HHG occurs when intense laser pulses interact with solid or gaseous targets, producing new frequencies—odd multiples of the fundamental frequency—with much shorter wavelengths. At the same time, electrons may be energetically promoted from their ground state to excited states resulting in a transient alteration of the materials’s optical properties. The recent study, published in ACS Photonics, explored the relationship between laser-driven excitation and high-harmonic emission from crystalline solids.
In crystalline materials, atoms arrange periodically, forming a crystal lattice. When subjected to intense laser fields, initially bound electrons may be energetically excited from the valence band to previously unoccupied conduction band states. Subsequently, they are accelerated within the energy bands that are dictated by the lattice arrangement. After acquiring kinetic energy, the electrons may recollide with their parent ion, releasing the gained energy in the form of high energy photons. In solids, all three processes (excitation, acceleration and recollision) lead to the emergence of a nonlinear current, resulting in the emission of odd harmonics of the fundamental laser frequency.

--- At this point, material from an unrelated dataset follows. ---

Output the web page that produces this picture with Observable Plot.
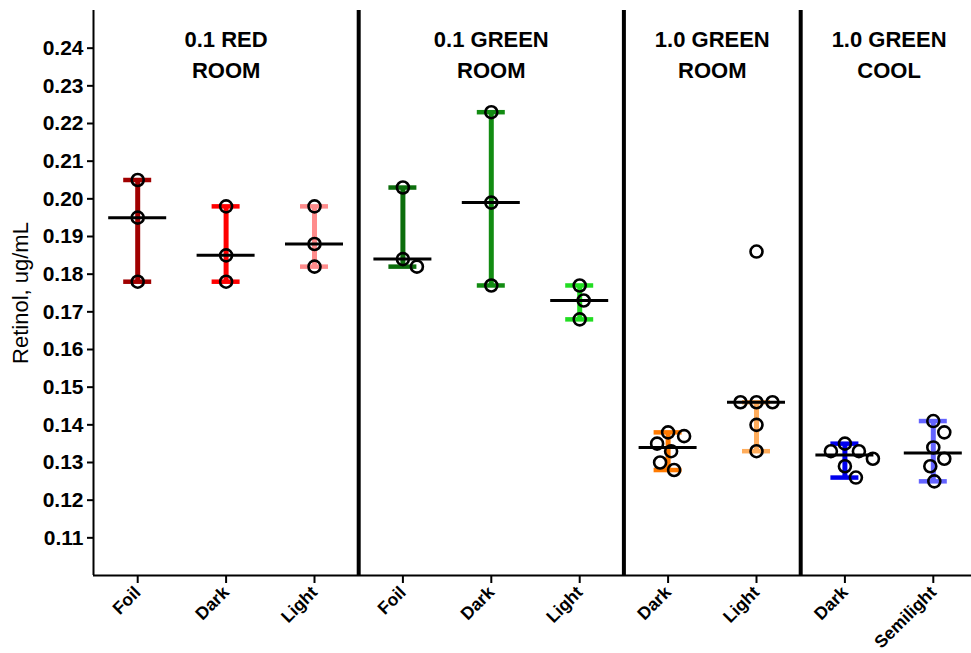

Experimental investigations by P. Jürgens et al. compared the strength of emitted high harmonics at different crystal orientation angles to nonlinear losses of the laser beam. They found that both losses and harmonic yields peaked when the laser's linear polarization aligned with high symmetry directions of the crystal lattice—highlighting a direct correlation between laser-driven electron excitation and high-harmonic emission.
Numerical simulations based on semiconductor Bloch equations, complemented by analytical calculations of orientation-dependent excitation rates, reproduced key experimental features. It was revealed that below-bandgap harmonics could arise from nonlinear currents associated with excitation or intraband acceleration, challenging the widely held belief that intraband currents associated with the anharmonicity of the energy bands dominate below-bandgap HHG.
This methodology offers a way to investigate the correlation between laser photoexcitation and high-harmonic generation in materials with internal symmetry, including 2D or thin-film materials with applications in semiconductor technology and optoelectronics.